* START Dataset content *

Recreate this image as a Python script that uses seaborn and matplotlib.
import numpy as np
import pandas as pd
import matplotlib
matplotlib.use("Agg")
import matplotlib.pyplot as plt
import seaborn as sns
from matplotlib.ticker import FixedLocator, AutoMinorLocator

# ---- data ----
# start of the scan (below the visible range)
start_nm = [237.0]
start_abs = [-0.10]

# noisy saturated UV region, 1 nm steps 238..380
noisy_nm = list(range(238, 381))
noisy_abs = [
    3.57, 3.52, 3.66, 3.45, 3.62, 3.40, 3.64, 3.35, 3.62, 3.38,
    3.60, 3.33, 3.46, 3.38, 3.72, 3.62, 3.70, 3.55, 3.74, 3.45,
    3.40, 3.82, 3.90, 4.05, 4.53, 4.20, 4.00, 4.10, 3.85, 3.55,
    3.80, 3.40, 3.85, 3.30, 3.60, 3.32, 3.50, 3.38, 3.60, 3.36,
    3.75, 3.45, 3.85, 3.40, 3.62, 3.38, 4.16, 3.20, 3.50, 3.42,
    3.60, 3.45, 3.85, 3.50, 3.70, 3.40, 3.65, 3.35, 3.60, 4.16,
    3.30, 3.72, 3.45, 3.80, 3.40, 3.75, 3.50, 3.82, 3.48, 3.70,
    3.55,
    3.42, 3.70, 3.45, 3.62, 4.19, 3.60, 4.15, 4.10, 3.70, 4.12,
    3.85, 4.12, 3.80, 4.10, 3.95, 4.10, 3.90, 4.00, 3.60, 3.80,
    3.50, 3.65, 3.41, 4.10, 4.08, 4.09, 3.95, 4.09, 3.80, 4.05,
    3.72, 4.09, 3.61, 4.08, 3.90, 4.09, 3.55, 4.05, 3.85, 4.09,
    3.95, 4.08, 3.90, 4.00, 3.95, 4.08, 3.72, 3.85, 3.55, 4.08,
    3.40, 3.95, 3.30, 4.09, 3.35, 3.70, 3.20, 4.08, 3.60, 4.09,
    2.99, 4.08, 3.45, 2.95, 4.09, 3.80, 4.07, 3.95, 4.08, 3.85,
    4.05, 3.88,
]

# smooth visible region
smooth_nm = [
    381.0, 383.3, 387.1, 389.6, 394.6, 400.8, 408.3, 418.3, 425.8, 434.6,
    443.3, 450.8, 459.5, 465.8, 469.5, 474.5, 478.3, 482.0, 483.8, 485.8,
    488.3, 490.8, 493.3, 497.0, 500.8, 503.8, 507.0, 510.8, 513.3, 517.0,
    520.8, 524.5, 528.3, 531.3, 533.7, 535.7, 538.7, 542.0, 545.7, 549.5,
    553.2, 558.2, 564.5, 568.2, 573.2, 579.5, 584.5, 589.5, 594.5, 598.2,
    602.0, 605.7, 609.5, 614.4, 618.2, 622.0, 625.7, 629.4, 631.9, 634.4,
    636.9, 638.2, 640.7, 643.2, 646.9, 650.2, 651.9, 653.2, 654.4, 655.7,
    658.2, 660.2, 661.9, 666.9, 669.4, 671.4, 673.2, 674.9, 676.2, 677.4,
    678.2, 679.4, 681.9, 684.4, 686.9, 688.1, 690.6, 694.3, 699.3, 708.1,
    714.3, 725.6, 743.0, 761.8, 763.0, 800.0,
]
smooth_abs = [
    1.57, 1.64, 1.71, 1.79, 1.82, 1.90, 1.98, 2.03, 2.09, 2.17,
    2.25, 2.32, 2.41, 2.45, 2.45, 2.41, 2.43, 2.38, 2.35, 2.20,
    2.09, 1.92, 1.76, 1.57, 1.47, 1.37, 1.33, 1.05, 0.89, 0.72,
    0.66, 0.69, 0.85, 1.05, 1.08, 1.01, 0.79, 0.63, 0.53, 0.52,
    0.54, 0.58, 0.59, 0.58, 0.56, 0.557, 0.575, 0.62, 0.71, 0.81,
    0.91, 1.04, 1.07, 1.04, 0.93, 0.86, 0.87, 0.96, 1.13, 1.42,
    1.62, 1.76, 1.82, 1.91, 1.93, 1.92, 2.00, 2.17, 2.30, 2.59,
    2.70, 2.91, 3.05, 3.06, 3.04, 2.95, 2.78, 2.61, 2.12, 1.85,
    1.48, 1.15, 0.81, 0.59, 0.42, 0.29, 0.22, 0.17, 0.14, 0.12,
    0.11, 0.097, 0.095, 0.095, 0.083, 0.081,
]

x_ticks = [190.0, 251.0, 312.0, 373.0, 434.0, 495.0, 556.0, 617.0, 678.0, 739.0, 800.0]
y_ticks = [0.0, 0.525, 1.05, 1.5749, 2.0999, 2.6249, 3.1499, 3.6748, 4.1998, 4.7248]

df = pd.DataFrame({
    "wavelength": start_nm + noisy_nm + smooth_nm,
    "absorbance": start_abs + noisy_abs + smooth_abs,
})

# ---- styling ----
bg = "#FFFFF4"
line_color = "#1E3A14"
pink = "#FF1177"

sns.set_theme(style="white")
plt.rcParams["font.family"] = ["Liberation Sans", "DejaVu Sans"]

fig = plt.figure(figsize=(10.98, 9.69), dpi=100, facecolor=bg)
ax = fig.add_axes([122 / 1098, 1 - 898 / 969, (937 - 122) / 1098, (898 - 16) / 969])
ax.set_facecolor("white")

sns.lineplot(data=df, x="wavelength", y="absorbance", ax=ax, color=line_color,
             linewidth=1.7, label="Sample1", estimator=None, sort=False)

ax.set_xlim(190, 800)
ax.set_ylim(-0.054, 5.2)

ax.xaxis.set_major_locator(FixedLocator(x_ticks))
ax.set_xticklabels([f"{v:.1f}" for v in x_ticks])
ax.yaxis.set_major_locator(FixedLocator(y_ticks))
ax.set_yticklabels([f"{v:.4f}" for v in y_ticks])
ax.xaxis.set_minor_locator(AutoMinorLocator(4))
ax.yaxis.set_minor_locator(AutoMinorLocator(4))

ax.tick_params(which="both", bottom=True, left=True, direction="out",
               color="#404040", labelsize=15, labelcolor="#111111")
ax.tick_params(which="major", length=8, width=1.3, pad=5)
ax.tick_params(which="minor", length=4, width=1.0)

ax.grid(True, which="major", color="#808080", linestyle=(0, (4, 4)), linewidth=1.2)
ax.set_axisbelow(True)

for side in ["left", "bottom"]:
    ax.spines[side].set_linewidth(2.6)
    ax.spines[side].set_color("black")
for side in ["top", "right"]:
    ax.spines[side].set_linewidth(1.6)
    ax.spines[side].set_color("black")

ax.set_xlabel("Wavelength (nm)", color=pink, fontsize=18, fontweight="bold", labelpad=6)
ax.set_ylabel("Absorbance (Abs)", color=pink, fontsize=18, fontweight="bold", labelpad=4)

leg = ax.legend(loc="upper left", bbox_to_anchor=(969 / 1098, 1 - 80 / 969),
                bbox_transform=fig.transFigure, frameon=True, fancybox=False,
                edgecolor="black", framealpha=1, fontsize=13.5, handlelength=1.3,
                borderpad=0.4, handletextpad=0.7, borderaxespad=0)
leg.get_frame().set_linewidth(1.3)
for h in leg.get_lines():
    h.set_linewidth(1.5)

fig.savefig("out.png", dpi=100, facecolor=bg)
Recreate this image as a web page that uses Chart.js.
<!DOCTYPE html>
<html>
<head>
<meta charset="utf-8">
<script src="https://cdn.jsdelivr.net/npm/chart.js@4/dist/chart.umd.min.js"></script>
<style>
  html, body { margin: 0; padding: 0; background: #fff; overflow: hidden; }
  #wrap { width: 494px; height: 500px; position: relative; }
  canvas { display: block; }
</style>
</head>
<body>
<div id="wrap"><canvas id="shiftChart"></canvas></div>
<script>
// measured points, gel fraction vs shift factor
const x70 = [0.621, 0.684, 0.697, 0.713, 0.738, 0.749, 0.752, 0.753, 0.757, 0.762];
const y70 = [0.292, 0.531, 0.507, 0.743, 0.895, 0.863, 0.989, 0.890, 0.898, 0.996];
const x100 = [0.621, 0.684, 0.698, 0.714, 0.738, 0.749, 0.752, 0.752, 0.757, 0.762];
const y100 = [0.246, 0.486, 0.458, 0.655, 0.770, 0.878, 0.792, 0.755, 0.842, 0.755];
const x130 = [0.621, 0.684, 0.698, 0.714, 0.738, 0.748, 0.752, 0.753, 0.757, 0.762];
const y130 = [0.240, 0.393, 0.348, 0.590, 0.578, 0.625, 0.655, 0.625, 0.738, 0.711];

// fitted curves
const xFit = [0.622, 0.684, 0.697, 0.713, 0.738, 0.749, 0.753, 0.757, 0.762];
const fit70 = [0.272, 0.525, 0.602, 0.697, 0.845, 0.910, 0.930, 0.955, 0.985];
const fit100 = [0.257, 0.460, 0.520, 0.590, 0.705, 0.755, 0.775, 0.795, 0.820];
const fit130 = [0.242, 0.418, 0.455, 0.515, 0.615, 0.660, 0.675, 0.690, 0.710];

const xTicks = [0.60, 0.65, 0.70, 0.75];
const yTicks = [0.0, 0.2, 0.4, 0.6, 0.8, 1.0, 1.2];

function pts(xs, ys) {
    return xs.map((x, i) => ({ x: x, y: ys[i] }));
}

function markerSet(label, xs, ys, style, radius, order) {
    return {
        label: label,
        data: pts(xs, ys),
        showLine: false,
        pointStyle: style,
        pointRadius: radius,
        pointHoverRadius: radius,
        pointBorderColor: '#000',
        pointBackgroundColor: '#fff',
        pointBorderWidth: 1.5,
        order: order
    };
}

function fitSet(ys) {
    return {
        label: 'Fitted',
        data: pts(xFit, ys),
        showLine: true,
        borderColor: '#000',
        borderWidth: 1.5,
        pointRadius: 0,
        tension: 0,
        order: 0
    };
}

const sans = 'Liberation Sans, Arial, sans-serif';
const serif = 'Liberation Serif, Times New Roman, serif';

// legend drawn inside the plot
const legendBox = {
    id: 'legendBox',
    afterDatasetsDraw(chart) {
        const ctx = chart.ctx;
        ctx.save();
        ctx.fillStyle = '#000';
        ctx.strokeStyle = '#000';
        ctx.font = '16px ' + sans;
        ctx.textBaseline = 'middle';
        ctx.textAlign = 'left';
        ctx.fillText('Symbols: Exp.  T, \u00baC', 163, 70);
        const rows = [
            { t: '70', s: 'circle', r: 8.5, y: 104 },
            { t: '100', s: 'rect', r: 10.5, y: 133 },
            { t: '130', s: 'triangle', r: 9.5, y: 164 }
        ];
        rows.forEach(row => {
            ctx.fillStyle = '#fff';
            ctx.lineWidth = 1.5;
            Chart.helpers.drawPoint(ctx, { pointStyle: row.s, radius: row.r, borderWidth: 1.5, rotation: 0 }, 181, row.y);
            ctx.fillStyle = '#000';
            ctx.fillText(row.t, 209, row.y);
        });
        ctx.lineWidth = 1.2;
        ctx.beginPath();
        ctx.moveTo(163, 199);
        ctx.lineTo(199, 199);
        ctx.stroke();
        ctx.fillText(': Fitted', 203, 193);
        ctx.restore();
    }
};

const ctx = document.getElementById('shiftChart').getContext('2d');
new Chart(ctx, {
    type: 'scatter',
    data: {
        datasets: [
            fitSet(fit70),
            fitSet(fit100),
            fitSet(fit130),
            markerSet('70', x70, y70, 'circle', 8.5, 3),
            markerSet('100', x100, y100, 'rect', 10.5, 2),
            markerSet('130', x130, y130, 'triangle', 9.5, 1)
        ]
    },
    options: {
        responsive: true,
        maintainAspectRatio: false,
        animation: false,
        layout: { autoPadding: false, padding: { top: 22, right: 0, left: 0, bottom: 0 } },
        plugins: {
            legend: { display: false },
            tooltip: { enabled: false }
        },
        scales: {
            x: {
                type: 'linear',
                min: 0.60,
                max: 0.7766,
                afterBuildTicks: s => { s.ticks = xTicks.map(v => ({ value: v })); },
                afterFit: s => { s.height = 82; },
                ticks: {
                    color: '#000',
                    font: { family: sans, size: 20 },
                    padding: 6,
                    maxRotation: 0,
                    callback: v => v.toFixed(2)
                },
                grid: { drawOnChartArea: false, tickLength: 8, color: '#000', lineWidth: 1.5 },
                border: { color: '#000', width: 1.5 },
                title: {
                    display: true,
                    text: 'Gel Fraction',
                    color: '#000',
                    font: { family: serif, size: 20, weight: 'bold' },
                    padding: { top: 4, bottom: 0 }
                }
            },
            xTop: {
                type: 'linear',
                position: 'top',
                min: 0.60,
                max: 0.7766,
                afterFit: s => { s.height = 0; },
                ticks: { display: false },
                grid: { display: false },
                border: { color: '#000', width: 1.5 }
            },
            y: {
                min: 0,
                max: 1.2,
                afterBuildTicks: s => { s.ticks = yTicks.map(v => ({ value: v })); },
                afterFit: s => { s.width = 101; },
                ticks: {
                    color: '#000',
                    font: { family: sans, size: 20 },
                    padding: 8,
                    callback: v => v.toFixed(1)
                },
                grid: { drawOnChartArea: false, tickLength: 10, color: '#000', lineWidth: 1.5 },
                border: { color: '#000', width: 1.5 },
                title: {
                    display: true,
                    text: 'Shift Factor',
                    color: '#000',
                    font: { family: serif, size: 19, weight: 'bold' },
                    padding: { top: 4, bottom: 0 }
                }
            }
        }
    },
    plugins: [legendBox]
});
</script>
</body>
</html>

* END Dataset content *

Above are records; repeat only the lines starting at the line with "Recreate this image as a web" and ending at the line with "0.625, 0.738, 0.711];", exactly as they appear, both included.

Recreate this image as a web page that uses Chart.js.
<!DOCTYPE html>
<html>
<head>
<meta charset="utf-8">
<script src="https://cdn.jsdelivr.net/npm/chart.js@4/dist/chart.umd.min.js"></script>
<style>
  html, body { margin: 0; padding: 0; background: #fff; overflow: hidden; }
  #wrap { width: 494px; height: 500px; position: relative; }
  canvas { display: block; }
</style>
</head>
<body>
<div id="wrap"><canvas id="shiftChart"></canvas></div>
<script>
// measured points, gel fraction vs shift factor
const x70 = [0.621, 0.684, 0.697, 0.713, 0.738, 0.749, 0.752, 0.753, 0.757, 0.762];
const y70 = [0.292, 0.531, 0.507, 0.743, 0.895, 0.863, 0.989, 0.890, 0.898, 0.996];
const x100 = [0.621, 0.684, 0.698, 0.714, 0.738, 0.749, 0.752, 0.752, 0.757, 0.762];
const y100 = [0.246, 0.486, 0.458, 0.655, 0.770, 0.878, 0.792, 0.755, 0.842, 0.755];
const x130 = [0.621, 0.684, 0.698, 0.714, 0.738, 0.748, 0.752, 0.753, 0.757, 0.762];
const y130 = [0.240, 0.393, 0.348, 0.590, 0.578, 0.625, 0.655, 0.625, 0.738, 0.711];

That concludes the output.